A relação do arquivo com o filme serve à ordem da representação supostamente daquele projeto de escola e do jovem que ela formava. A raridade deste arquivo, deste documento, está na sua integridade como gesto completo e específico. Entendemos como “raridade” o princípio segundo o qual “é preciso analisar a disponibilidade dos arquivos, dos documentos e das imagens não como fruto meramente de um acaso, mas como o produto de determinadas condições que possibilitaram/conformaram justamente a existência e a conservação daqueles documentos/filmes exatamente da maneira como são” (Rezende Filho, 2013). Ao fragmentá-lo sem referir-se ou nos remeter à sua integridade, Ensino Vocacional perde a evidência de sua raridade e ganha uma dimensão apenas ilustrativa ou “representacional” (Lindeperg, 2007). Ao relegar a dimensão de raridade do arquivo, nos parece que Vocacional perde uma de suas forças principais, ignorando a vinculação do arquivo a uma rede de significados potenciais igualmente rara: as razões e as condições de existência e produção do curta Ensino Vocacional, entre as relativamente poucas coisas que foram ditas sobre a experiência dos Ginásios Vocacionais em sua época.
Bibliografia
- LINDEPERG, S. Nuit et brouillard: un film dans l’histoire. Paris: Odile Jacob, 2007.
REZENDE FILHO, L. A. C. Documentário científico e acervos audiovisuais: endereçamento, campos de correlação e gestos estéticos-políticos. In: XVII Encontro da Socine – A sobrevivência das imagens, 2014, Palhoça.

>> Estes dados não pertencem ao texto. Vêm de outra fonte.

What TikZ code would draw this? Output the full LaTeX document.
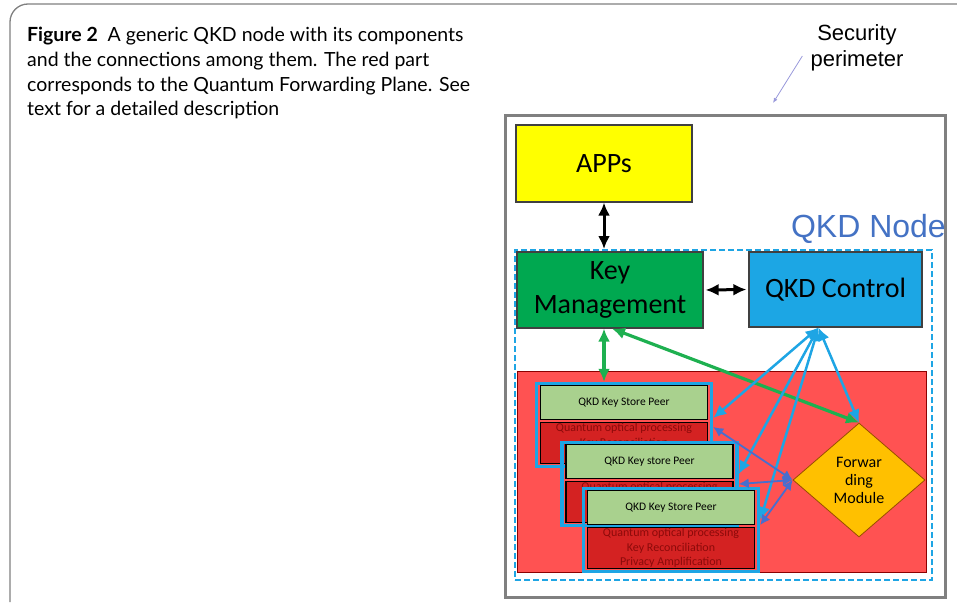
\documentclass[tikz,border=0pt]{standalone}
\usepackage{fontspec}
\setmainfont{Carlito}
\newfontfamily\capfont{Lato}
\newfontfamily\arialfont{Liberation Sans}
\usepackage{xcolor}
\usetikzlibrary{shapes,arrows,arrows.meta,positioning,shapes.geometric}

\definecolor{appyellow}{RGB}{255,255,0}
\definecolor{kmgreen}{RGB}{0,168,80}
\definecolor{ctrlblue}{RGB}{28,166,228}
\definecolor{planered}{RGB}{255,82,82}
\definecolor{bodyred}{RGB}{212,34,34}
\definecolor{bodytext}{RGB}{140,10,10}
\definecolor{headgreen}{RGB}{169,209,142}
\definecolor{fwdorange}{RGB}{255,192,0}
\definecolor{linkcyan}{RGB}{30,165,228}
\definecolor{linkpurple}{RGB}{72,110,206}
\definecolor{linkgreen}{RGB}{30,176,80}
\definecolor{nodeblue}{RGB}{68,114,196}

\begin{document}
\begin{tikzpicture}[x=1pt, y=-1pt, >={Latex[length=13pt,width=12pt]},
    box/.style={rectangle, draw=black!75, line width=1.2pt, align=center, inner sep=0pt, font=\fontsize{28}{34}\selectfont},
    peerframe/.style={rectangle, draw=linkcyan, line width=3.5pt, minimum width=175pt, minimum height=83pt, inner sep=0pt},
    peerhead/.style={rectangle, draw=black, line width=1.2pt, fill=headgreen, minimum width=167pt, minimum height=34pt, inner sep=0pt, font=\fontsize{11.5}{13}\selectfont},
    peerbody/.style={rectangle, draw=black, line width=1.2pt, fill=bodyred, text=bodytext, minimum width=167pt, minimum height=41pt, inner sep=0pt, align=center, font=\fontsize{12}{14.5}\selectfont},
    link/.style={<->, line width=2.5pt}
]
    \useasboundingbox (0,0) rectangle (957,602);

    % Page frame and caption
    \draw[gray, line width=1.3pt, rounded corners=18pt] (957,4) -- (10,4) -- (10,602);
    \node[anchor=north west, align=left, inner sep=0pt, font=\capfont\fontsize{19.5}{24.7}\selectfont] (caption) at (27,27)
        {\textbf{Figure 2}\enspace A generic QKD node with its components\\
         and the connections among them. The red part\\
         corresponds to the Quantum Forwarding Plane. See\\
         text for a detailed description};

    % Security perimeter
    \node[rectangle, draw=black!50, line width=3pt, minimum width=440pt, minimum height=482pt] (perimeter) at (725,356) {};
    \node[align=center, inner sep=0pt, font=\arialfont\fontsize{22}{26}\selectfont] (seclabel) at (857,48) {Security\\perimeter};
    \coordinate (pertip) at (773,103);
    \draw[-{Latex[length=5pt,width=4pt]}, black!35!blue!40, line width=0.8pt] ([xshift=-8pt,yshift=-8pt]seclabel.west) -- (pertip);

    % Applications
    \node[box, fill=appyellow, minimum width=176pt, minimum height=77pt] (apps) at (604,163.5) {APPs};

    % QKD node
    \node[rectangle, draw=linkcyan, line width=2pt, dash pattern=on 6pt off 3pt, minimum width=417pt, minimum height=330pt] (qkdnode) at (723.5,415) {};
    \node[anchor=east, inner sep=0pt, text=nodeblue, font=\arialfont\fontsize{32}{36}\selectfont] (nodelabel) at (946,229) {QKD Node};
    \node[box, fill=kmgreen, minimum width=186pt, minimum height=76pt] (keymgmt) at (610,290) {Key\\Management};
    \node[box, fill=ctrlblue, minimum width=173pt, minimum height=75pt] (qkdctrl) at (835.5,289.5) {QKD Control};

    % Quantum forwarding plane
    \node[rectangle, draw=red!55!black, line width=0.8pt, fill=planered, minimum width=409pt, minimum height=201pt] (plane) at (721.5,471.5) {};
    \foreach \n/\px/\py/\lbl in {A/624/425/QKD Key Store Peer, B/649.5/484/QKD Key store Peer, C/671/530/QKD Key Store Peer} {
        \node[peerframe] (peer\n) at (\px,\py) {};
        \node[peerbody, anchor=south] (body\n) at ([yshift=4pt]peer\n.south) {Quantum optical processing\\Key Reconciliation\\Privacy Amplification};
        \node[peerhead, anchor=north] (head\n) at ([yshift=-3pt]peer\n.north) {\lbl};
    }
    \node[diamond, draw=orange!60!black, line width=0.8pt, fill=fwdorange, minimum width=132pt, minimum height=114pt, inner sep=0pt, align=center, font=\fontsize{16}{18}\selectfont] (fwd) at (859,480) {Forwar\\ding\\Module};

    % Connections
    \draw[link, black, line width=3pt] (apps.south) -- (apps.south |- qkdnode.north);
    \draw[link, black, line width=3pt, shorten <=2pt, shorten >=2pt] (keymgmt.east) -- (qkdctrl.west);
    \draw[link, linkgreen, line width=3.2pt] ([xshift=-6pt]keymgmt.south) -- ([xshift=-6pt]keymgmt.south |- peerA.north);
    \draw[link, linkgreen, line width=3.2pt] ([xshift=2pt]keymgmt.south) -- (fwd.north);
    \draw[link, linkcyan] ([xshift=-17pt]qkdctrl.south) -- ([yshift=7pt]peerA.east);
    \draw[link, linkcyan] ([xshift=-17pt]qkdctrl.south) -- ([yshift=10pt]peerB.east);
    \draw[link, linkcyan] ([xshift=-17pt]qkdctrl.south) -- ([yshift=10pt]peerC.east);
    \draw[link, linkcyan] ([xshift=-17pt]qkdctrl.south) -- (fwd.north);
    \draw[link, linkpurple, line width=1.8pt, >={Latex[length=10pt,width=10pt]}] (fwd.west) -- ([yshift=-2pt]peerA.east);
    \draw[link, linkpurple, line width=1.8pt, >={Latex[length=10pt,width=10pt]}] (fwd.west) -- (peerB.east);
    \draw[link, linkpurple, line width=1.8pt, >={Latex[length=10pt,width=10pt]}] (fwd.west) -- ([yshift=5pt]peerC.east);
\end{tikzpicture}
\end{document}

Anais de Textos Completos do XVII Encontro Socine. São Paulo: Socine, 2013. v. 1. p. 448-457.
SILVA, A. B. Ginásios Vocacionais: Memórias e Resistências (1962-2018). Dissertação de Mestrado. Universidade Estadual do Oeste do Paraná, 2020.
TAMBERLINI, Angela R. M. B. Ensino Vocacional: formação integral, cultura e integração com a comunidade em escolas estaduais paulistas na década de 1960. Revista HISTEDBR On-line, Campinas, nº 70, p. 119-137, dez. 2016.